Aus den Messungen leiten die Expertinnen und Experten unter anderem ab, dass die pauschalen Grenzwerte der Gewässerschutzverordnung teils wenig Aussagekraft haben. So liegt diese für organische Pestizide bei 0,1 Mikrogramm pro Liter. Negative Auswirkungen sind aber beispielsweise bei Glyphosat erst ab 120 Mikrogramm pro Liter zu befürchten, bei anderen Stoffen bereits bei Werten unter dem offiziellen Grenzwert.

Gewässerschutz konsequent umsetzen  
Um die Gewässerbelastung zu reduzieren sei ein ganzes Bündel an Massnahmen notwendig: «Dazu zählen der Ersatz von besonders kritischen Stoffen, eine generelle Reduktion des Einsatzes von Pflanzenschutzmitteln und das Minimieren von Verlusten aus den Anbauflächen», so Stamm. All dies seien Punkte, die im Nationalen Aktionsplan Pflanzenschutzmittel vorgesehen sind und nun möglichst rasch umgesetzt werden müssten.    

Die Untersuchung fand im Auftrag des Bundesamts für Umwelt (BAFU) im Rahmen der Nationalen Beobachtung Oberflächengewässerqualität (NAWA) statt und wurde von fünf Kantonen und der Plattform Wasserqualität des Verbands Schweizer Abwasser und Gewässerschutzfachleute unterstützt.

Fischereiverband schockiert
Der Schweizerische Fischereiverband SFV zeigt sich schockiert von den Ergebnissen. Er bezeichnet sie  als «schlimmer als befürchtet» und sieht den Verdacht vieler Angler wissenschaftlich erhärtet: Die Fische seien doppelt belastet durch die grosse Menge Pflanzenschutzmittel in Fliessgewässern. Einerseits dezimierten diese Wirkstoffe die Nährtiere für die Fische, andererseits vergifteten sie den Lebensraum der Fische.  

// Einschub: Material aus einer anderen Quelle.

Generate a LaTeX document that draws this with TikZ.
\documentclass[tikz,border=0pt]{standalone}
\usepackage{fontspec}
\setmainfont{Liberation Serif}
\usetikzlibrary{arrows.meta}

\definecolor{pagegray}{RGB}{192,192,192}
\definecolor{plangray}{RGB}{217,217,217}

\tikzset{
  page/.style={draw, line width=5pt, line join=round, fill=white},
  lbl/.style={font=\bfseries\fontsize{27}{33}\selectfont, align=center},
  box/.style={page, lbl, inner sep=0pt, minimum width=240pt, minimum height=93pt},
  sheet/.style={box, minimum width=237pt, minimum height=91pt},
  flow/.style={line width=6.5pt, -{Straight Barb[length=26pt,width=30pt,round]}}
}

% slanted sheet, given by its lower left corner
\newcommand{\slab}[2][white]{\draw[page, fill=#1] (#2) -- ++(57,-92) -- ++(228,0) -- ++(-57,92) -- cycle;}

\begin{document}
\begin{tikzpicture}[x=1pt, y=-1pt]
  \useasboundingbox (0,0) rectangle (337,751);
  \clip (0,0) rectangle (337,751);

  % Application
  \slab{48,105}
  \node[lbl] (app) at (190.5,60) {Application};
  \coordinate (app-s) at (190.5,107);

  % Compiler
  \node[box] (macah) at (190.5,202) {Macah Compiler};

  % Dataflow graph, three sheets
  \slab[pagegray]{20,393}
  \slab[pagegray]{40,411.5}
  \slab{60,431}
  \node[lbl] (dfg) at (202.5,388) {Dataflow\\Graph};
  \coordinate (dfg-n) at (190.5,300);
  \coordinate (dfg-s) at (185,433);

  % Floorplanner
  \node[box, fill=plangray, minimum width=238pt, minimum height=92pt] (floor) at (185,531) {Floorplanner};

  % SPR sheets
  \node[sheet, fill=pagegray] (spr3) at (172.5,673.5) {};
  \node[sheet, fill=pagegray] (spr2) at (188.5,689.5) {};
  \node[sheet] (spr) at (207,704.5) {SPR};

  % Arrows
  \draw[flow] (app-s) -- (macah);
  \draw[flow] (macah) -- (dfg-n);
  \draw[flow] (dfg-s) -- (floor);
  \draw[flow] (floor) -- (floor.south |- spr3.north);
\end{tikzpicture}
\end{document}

«Die viel zu starke Belastung des Wassers durch Pestizide ist eine Gefahr für Mensch und Tier. Das wollen und können wir nicht akzeptieren», liess sich Fischerei-Präsident Roberto Zanetti in einer Mitteilung des SFV zitieren. Angesichts des dramatischen Fischrückgangs fordert der SFV verstärktes Handeln der Politik. Den «Aktionsplan Pflanzenschutz» des Bundes bezeichnet der Verband als «gut gemeint, aber wenig wirkungsvoll».    

Es brauche umgehend vertiefte Untersuchungen zur direkten und indirekten Schädigung von Fischen durch Pflanzenschutzmittel-Gemische. Mischungseffekte sollten beim Zulassungsprozess einbezogen und nicht nur Grenzwerte, sondern auch Summengrenzwerte für Pestizide in Gewässern festgelegt werden.    

Auch die Umweltverbände BirdLife, Greenpeace, WWF und Pro Natura richten in einer gemeinsamen Stellungnahme einen Appell an die Politik: Es brauche einen Paradigmenwechsel in der Landwirtschaft, weg von Pestiziden und hin zu agrarökologischen Methoden.